Now performance degradation should be fixed and if your 3rd party service is good enough your crawl time will be reasonable, otherwise you need to go back to advice from Richard diZereg.

SharePoint 2013: Content Enrichment for Large Files

There are a couple of guides on how to write Content Enrichment services for SharePoint 2013. One of them is official MSDN article “How to: Use the Content Enrichment web service callout for SharePoint Server“.

This article advice you two configuration steps to adjust max size of document that will be processed by CPES (Content Processing Enrichment Service).

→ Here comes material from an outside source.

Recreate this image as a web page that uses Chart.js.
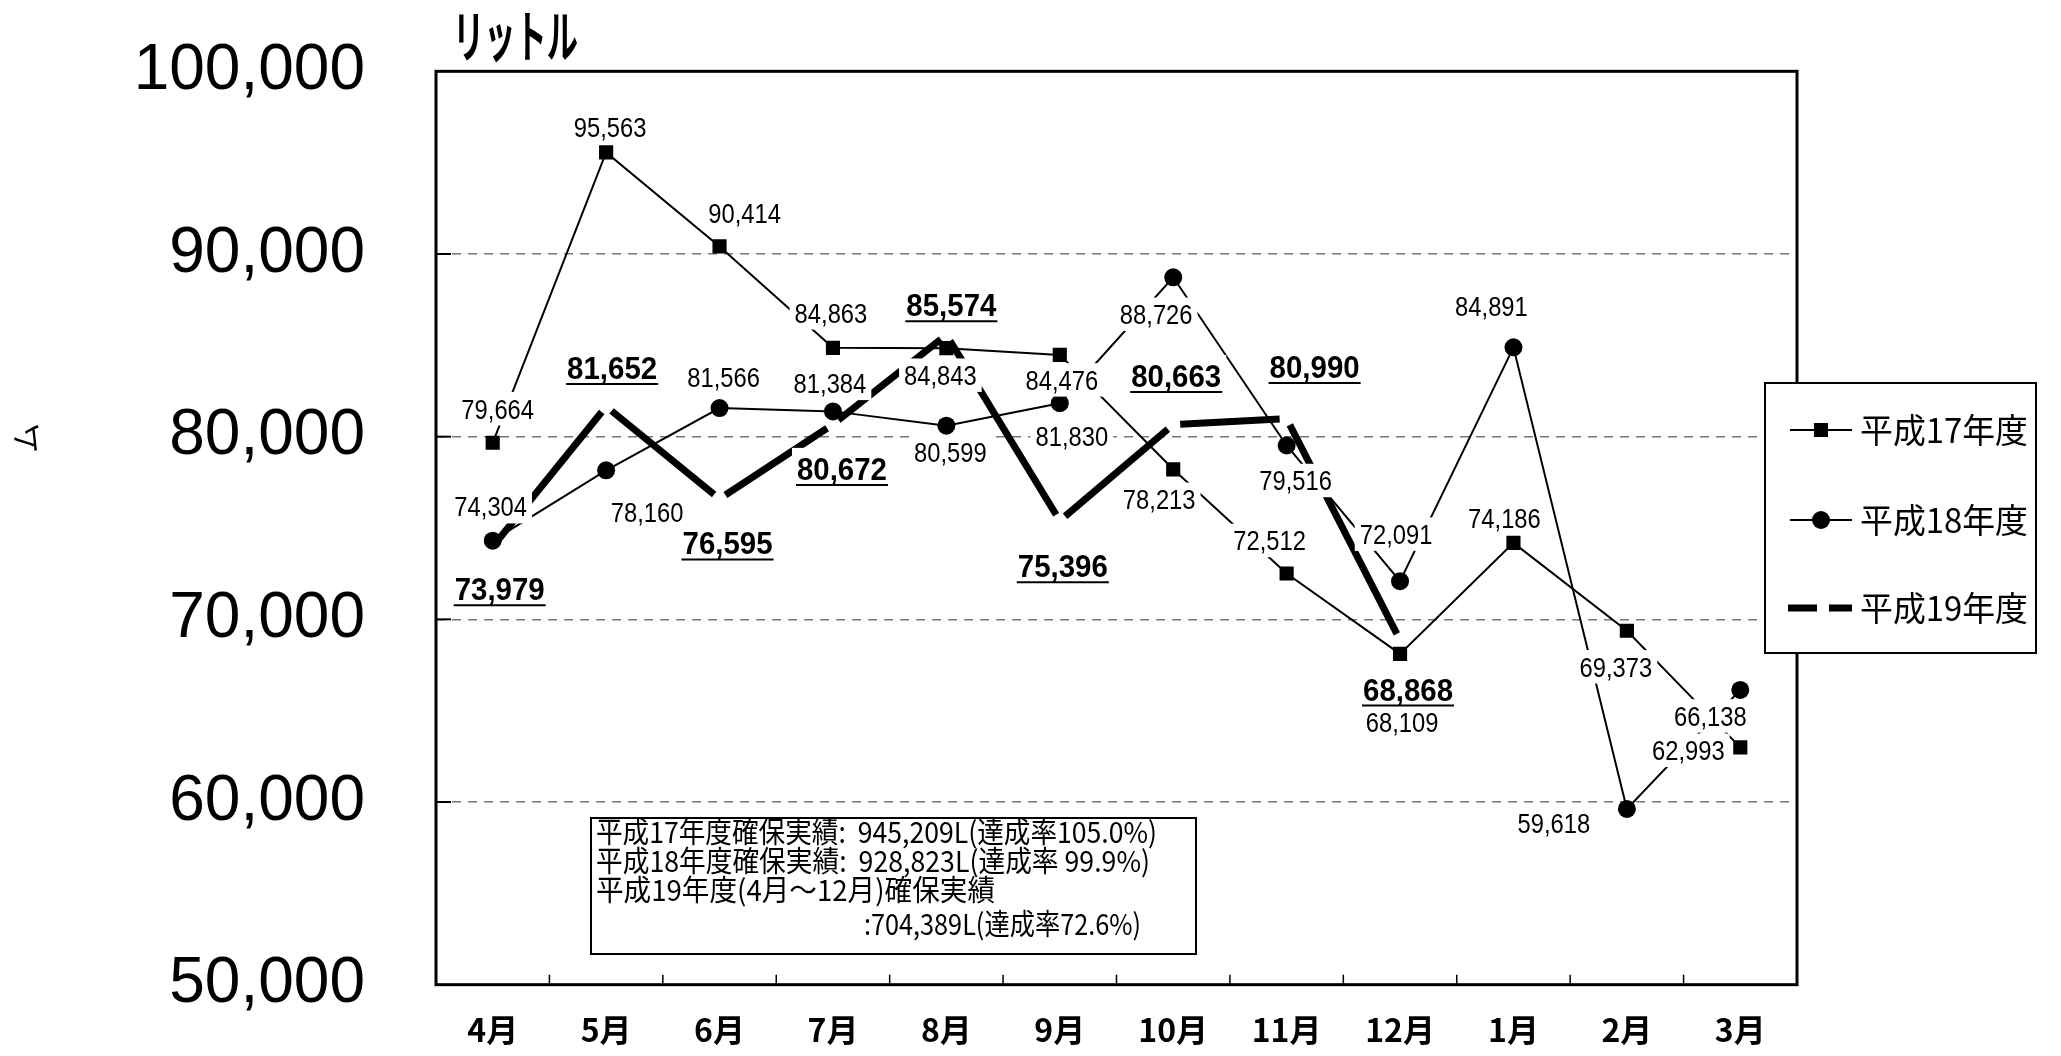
<!DOCTYPE html>
<html><head><meta charset="utf-8">
<script src="https://cdn.jsdelivr.net/npm/chart.js@4.4.1/dist/chart.umd.min.js"></script>
<style>html,body{margin:0;padding:0;background:#fff;overflow:hidden}#wrap{width:2061px;height:1056px;position:relative}</style>
</head><body><div id="wrap"><canvas id="c" width="2061" height="1056"></canvas></div>
<script>
// ---------- data ----------
const months = ['4月','5月','6月','7月','8月','9月','10月','11月','12月','1月','2月','3月'];
const h17 = [79664,95563,90414,84863,84843,84476,78213,72512,68109,74186,69373,62993];
const h18 = [74304,78160,81566,81384,80599,81830,88726,79516,72091,84891,59618,66138];
const h19 = [73979,81652,76595,80672,85574,75396,80663,80990,68868,null,null,null];
const seriesNames = ['平成17年度','平成18年度','平成19年度'];
const yMin = 50000, yMax = 100000, yStep = 10000;
const unitTitle = 'リットル';
const sideMark = 'ム';
const summaryLines = [
  '平成17年度確保実績:  945,209L(達成率105.0%)',
  '平成18年度確保実績:  928,823L(達成率 99.9%)',
  '平成19年度(4月～12月)確保実績',
  ':704,389L(達成率72.6%)'
];
// ---------- label placement (pixel offsets from the point, style only) ----------
const h17LabelOffsets = [[5,-34],[4,-25],[25,-33],[-2,-35],[-6,27],[2,25],[-14,30],[-17,-33],[2,68],[-9,-25],[-11,36],[-52,3]];
const h18LabelOffsets = [[-2,-34],[41,42],[4,-31],[-3,-28],[4,27],[12,33],[-17,37],[9,35],[-4,-47],[-22,-41],[-73,14],[-30,26]];
const h19LabelOffsets = [[7,42],[6,-39],[8,44],[9,44],[5,-30],[3,45],[3,-49],[28,-52],[8,49]];

const fmt = v => v.toLocaleString('en-US');
const CJK = "'Noto Sans CJK JP','Noto Sans CJK SC',sans-serif";
const LAT = "'Liberation Sans',Arial,sans-serif";
const DASH_GAP = 7;

function segLen(c){ return Math.hypot(c.p1.x - c.p0.x, c.p1.y - c.p0.y); }

const framePlugin = {
  id: 'frame',
  beforeDatasetsDraw(chart){
    const {ctx, chartArea:a, scales} = chart;
    ctx.save();
    ctx.strokeStyle = '#000';
    ctx.lineWidth = 2;
    for (let v = yMin + yStep; v < yMax; v += yStep){
      const y = scales.y.getPixelForValue(v);
      ctx.beginPath(); ctx.moveTo(a.left, y); ctx.lineTo(a.left + 15, y); ctx.stroke();
    }
    ctx.lineWidth = 1.5;
    for (let i = 0; i < months.length - 1; i++){
      const x = (scales.x.getPixelForValue(i) + scales.x.getPixelForValue(i+1)) / 2;
      ctx.beginPath(); ctx.moveTo(x, a.bottom); ctx.lineTo(x, a.bottom - 10); ctx.stroke();
    }
    ctx.restore();
  },
  afterDatasetsDraw(chart){
    const {ctx, chartArea:a} = chart;
    const items = [];
    const add = (di, vals, offs, bold) => {
      const meta = chart.getDatasetMeta(di);
      vals.forEach((v, i) => {
        if (v == null) return;
        const p = meta.data[i];
        items.push({x: p.x + offs[i][0], y: p.y + offs[i][1], text: fmt(v), bold});
      });
    };
    add(0, h17, h17LabelOffsets, false);
    add(1, h18, h18LabelOffsets, false);
    add(2, h19, h19LabelOffsets, true);
    const fN = {css: '27px ' + LAT, size: 27, sx: 0.88};
    const fB = {css: 'bold 32px ' + LAT, size: 32, sx: 0.92};
    ctx.save();
    items.forEach(it => {
      it.f = it.bold ? fB : fN;
      ctx.font = it.f.css;
      it.w = ctx.measureText(it.text).width * it.f.sx;
      it.h = it.f.size * 0.72;
    });
    ctx.fillStyle = '#fff';
    items.forEach(it => {
      const px = 5, py = it.bold ? 9 : 7;
      ctx.fillRect(it.x - it.w/2 - px, it.y - it.h/2 - py, it.w + 2*px, it.h + 2*py);
    });
    ctx.fillStyle = '#000';
    ctx.strokeStyle = '#000';
    items.forEach(it => {
      ctx.save();
      ctx.translate(it.x, it.y + it.h/2);
      ctx.scale(it.f.sx, 1);
      ctx.font = it.f.css;
      ctx.textAlign = 'center';
      ctx.textBaseline = 'alphabetic';
      ctx.fillText(it.text, 0, 0);
      ctx.restore();
      if (it.bold){
        ctx.lineWidth = 2;
        ctx.beginPath();
        ctx.moveTo(it.x - it.w/2 - 1, it.y + it.h/2 + 5);
        ctx.lineTo(it.x + it.w/2 + 1, it.y + it.h/2 + 5);
        ctx.stroke();
      }
    });
    ctx.lineWidth = 3;
    ctx.strokeRect(a.left, a.top, a.right - a.left, a.bottom - a.top);
    ctx.restore();
  },
  afterDraw(chart){
    const ctx = chart.ctx;
    ctx.save();
    // unit title
    ctx.fillStyle = '#000';
    ctx.font = 'bold 50px ' + CJK;
    ctx.textBaseline = 'middle';
    ctx.textAlign = 'left';
    let w = ctx.measureText(unitTitle).width;
    ctx.save(); ctx.translate(453, 36); ctx.scale(125 / w, 1.12); ctx.fillText(unitTitle, 0, 0); ctx.restore();
    // side mark
    ctx.save(); ctx.translate(26, 438); ctx.rotate(-Math.PI/2); ctx.font = '30px ' + CJK; ctx.textAlign='center'; ctx.fillText(sideMark, 0, 0); ctx.restore();

    // summary box
    ctx.fillStyle = '#fff';
    ctx.fillRect(591, 818, 605, 136);
    ctx.strokeStyle = '#000'; ctx.lineWidth = 2;
    ctx.strokeRect(591, 818, 605, 136);
    ctx.fillStyle = '#000';
    ctx.font = '29px ' + CJK;
    ctx.textBaseline = 'middle';
    const sx = [596, 596, 596, 864], ex = [1157, 1150, 995, 1141], sy = [832, 861, 890, 924];
    summaryLines.forEach((t, i) => {
      const mw = ctx.measureText(t).width;
      ctx.save(); ctx.translate(sx[i], sy[i]); ctx.scale((ex[i] - sx[i]) / mw, 1); ctx.fillText(t, 0, 0); ctx.restore();
    });

    // legend
    const L = {x: 1765, y: 383, w: 271, h: 270};
    ctx.fillStyle = '#fff'; ctx.fillRect(L.x, L.y, L.w, L.h);
    ctx.strokeStyle = '#000'; ctx.lineWidth = 2; ctx.strokeRect(L.x, L.y, L.w, L.h);
    const rows = [430, 520, 608];
    ctx.fillStyle = '#000';
    ctx.lineWidth = 2;
    ctx.beginPath(); ctx.moveTo(1790, rows[0]); ctx.lineTo(1852, rows[0]); ctx.stroke();
    ctx.fillRect(1821 - 7, rows[0] - 7, 14, 14);
    ctx.beginPath(); ctx.moveTo(1790, rows[1]); ctx.lineTo(1852, rows[1]); ctx.stroke();
    ctx.beginPath(); ctx.arc(1821, rows[1], 9, 0, Math.PI*2); ctx.fill();
    ctx.fillRect(1788, rows[2] - 3.5, 29, 7);
    ctx.fillRect(1829, rows[2] - 3.5, 23, 7);
    ctx.font = '34px ' + CJK;
    ctx.textBaseline = 'middle';
    seriesNames.forEach((n, i) => {
      const mw = ctx.measureText(n).width;
      ctx.save(); ctx.translate(1860, rows[i]); ctx.scale(168 / mw, 1); ctx.fillText(n, 0, 0); ctx.restore();
    });
    ctx.restore();
  }
};

new Chart(document.getElementById('c'), {
  type: 'line',
  data: {
    labels: months,
    datasets: [
      {label: seriesNames[0], data: h17, borderColor: '#000', backgroundColor: '#000', borderWidth: 2,
       pointStyle: 'rect', pointRadius: 10, pointBorderWidth: 0, pointBackgroundColor: '#000', order: 3},
      {label: seriesNames[1], data: h18, borderColor: '#000', backgroundColor: '#000', borderWidth: 2,
       pointStyle: 'circle', pointRadius: 9, pointBorderWidth: 0, pointBackgroundColor: '#000', order: 2},
      {label: seriesNames[2], data: h19, borderColor: '#000', borderWidth: 7, pointRadius: 0, order: 1,
       borderCapStyle: 'butt', spanGaps: false,
       segment: {
         borderDash: c => { const L = segLen(c); return [Math.max(L - 2*DASH_GAP, 1), 2*DASH_GAP]; },
         borderDashOffset: c => segLen(c) - DASH_GAP
       }}
    ]
  },
  options: {
    responsive: false, animation: false, devicePixelRatio: 1,
    layout: {padding: {left: 0, top: 68, right: 264, bottom: 0}},
    plugins: {legend: {display: false}, tooltip: {enabled: false}},
    elements: {line: {tension: 0}},
    scales: {
      x: {
        offset: true,
        grid: {display: false, drawTicks: false},
        border: {display: false},
        ticks: {color: '#000', padding: 26, font: {family: CJK, size: 32, weight: 'bold', lineHeight: 1.2}},
        afterFit: s => { s.height = 65; }
      },
      y: {
        min: yMin, max: yMax,
        grid: {drawTicks: false, lineWidth: 1.5,
               color: c => (c.tick && (c.tick.value === yMin || c.tick.value === yMax)) ? 'rgba(0,0,0,0)' : '#777'},
        border: {display: false, dash: [9, 7]},
        ticks: {stepSize: yStep, color: '#000', padding: 71, font: {family: LAT, size: 64, lineHeight: 0.01},
                callback: v => fmt(v)},
        afterFit: s => { s.width = 436; }
      }
    }
  },
  plugins: [framePlugin]
});
</script>
</body></html>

  1. Modify web.config to accept messages up to 8 MB, and configure readerQuotas to be a sufficiently large value.
    <bindings>
     <basicHttpBinding>
       <!-- The service will accept a maximum blob of 8 MB. -->
       <binding maxReceivedMessageSize = "8388608">
       <readerQuotas maxDepth="32"
         maxStringContentLength="2147483647"
         maxArrayLength="2147483647" 
         maxBytesPerRead="2147483647" 
         maxNameTableCharCount="2147483647" /> 
       <security mode="None" />
       </binding>
     </basicHttpBinding>
    </bindings>
    
  2. Modify SPEnterpriseSearchContentEnrichmentConfiguration.
    $ssa = Get-SPEnterpriseSearchServiceApplication
    $config = New-SPEnterpriseSearchContentEnrichmentConfiguration
    $config.Endpoint = http://Site_URL/ContentEnrichmentService.svc
    $config.InputProperties = "Author", "Filename"
    $config.OutputProperties = "Author"
    $config.SendRawData = $True
    $config.MaxRawDataSize = 8192
    Set-SPEnterpriseSearchContentEnrichmentConfiguration –SearchApplication
    $ssa –ContentEnrichmentConfiguration $config
    

The concept is generally good, but what if you need to process files larger than 8MB? Let’s try to increase this number up to 300Mb for example (I think that ideally this limit should be not less than max file size allowed for your web apps).

Let’s change both values and run full crawl of SharePoint site. After that, if you are lucky, you will see something like that in your “Error Breakdown”:

crawl_errors_001

WAT? Something went wrong, but what it was … Let’s investigate ULS logs on the machine with Search Service. After a couple of unforgettable minutes of reading ULS logs, I’ve found the following error message:

[Microsoft.CrawlerFlow-cb9134ec-91c6-4bac-89f9-a0cc9fe1e481] Microsoft.Ceres.Evaluation.Engine.ErrorHandling.HandleExceptionHelper : Evaluation failure detected: Operator : ContentEnrichment Operator type : ContentEnrichmentClient Error id : 3206 Correlation id : 60ef1afd-038a-4f64-8230-2b2493923f80 Partition id : 0c37852b-34d0-418e-91c6-2ac25af4be5b Message : Failed to send the item to the content processing enrichment service. 49691C90-7E17-101A-A91C-08002B2ECDA9:#9: https://mysite.com/MyDoc.pptx id : ssic://780174 System.ServiceModel.EndpointNotFoundException: There was no endpoint listening
at http://MyServer:8081/ContentProcessingEnrichmentService.svc that could accept the message. This is often caused by an incorrect address or SOAP action. See InnerException, if present, for more details. —> System.Net.WebException: The remote server returned an error: (404) Not Found.
at System.Net.HttpWebRequest.GetResponse()
at System.ServiceModel.Channels.HttpChannelFactory`1.HttpRequestChannel.HttpChannelRequest.WaitForReply(TimeSpan timeout) –

WAT? “The remote server returned an error: (404) Not Found”. Does the service not exist sometimes? How could it be? Let’s go to IIS log (on the machine where your CPES is installed). Path to the IIS logs should look similar to this c:\inetpub\logs\LogFiles\W3SVC3\.

iislog

It is true – CPES sometimes returns 404.13 status. Let’s google what this status code means.

404.13 – Content length too large. The request contains a Content-Length header. The value of the Content-Length header is larger than the limit that is allowed for the server.

Seems that IIS is not ready yet to receive our 300Mb files. There is one more parameter in web config that should be tweaked to  handle really large files, this parameter is maxAllowedContentLength (default value is 30000000, that is ~30Mb). Let’s change it in web.config:

 <system.webServer>
   <security>
     <requestFiltering>
       <requestLimits maxAllowedContentLength="314572800" />
     </requestFiltering>
   </security>
 </system.webServer>

Recrawl your content once again, and Voila, strange errors gone! Enjoy your content enrichment!)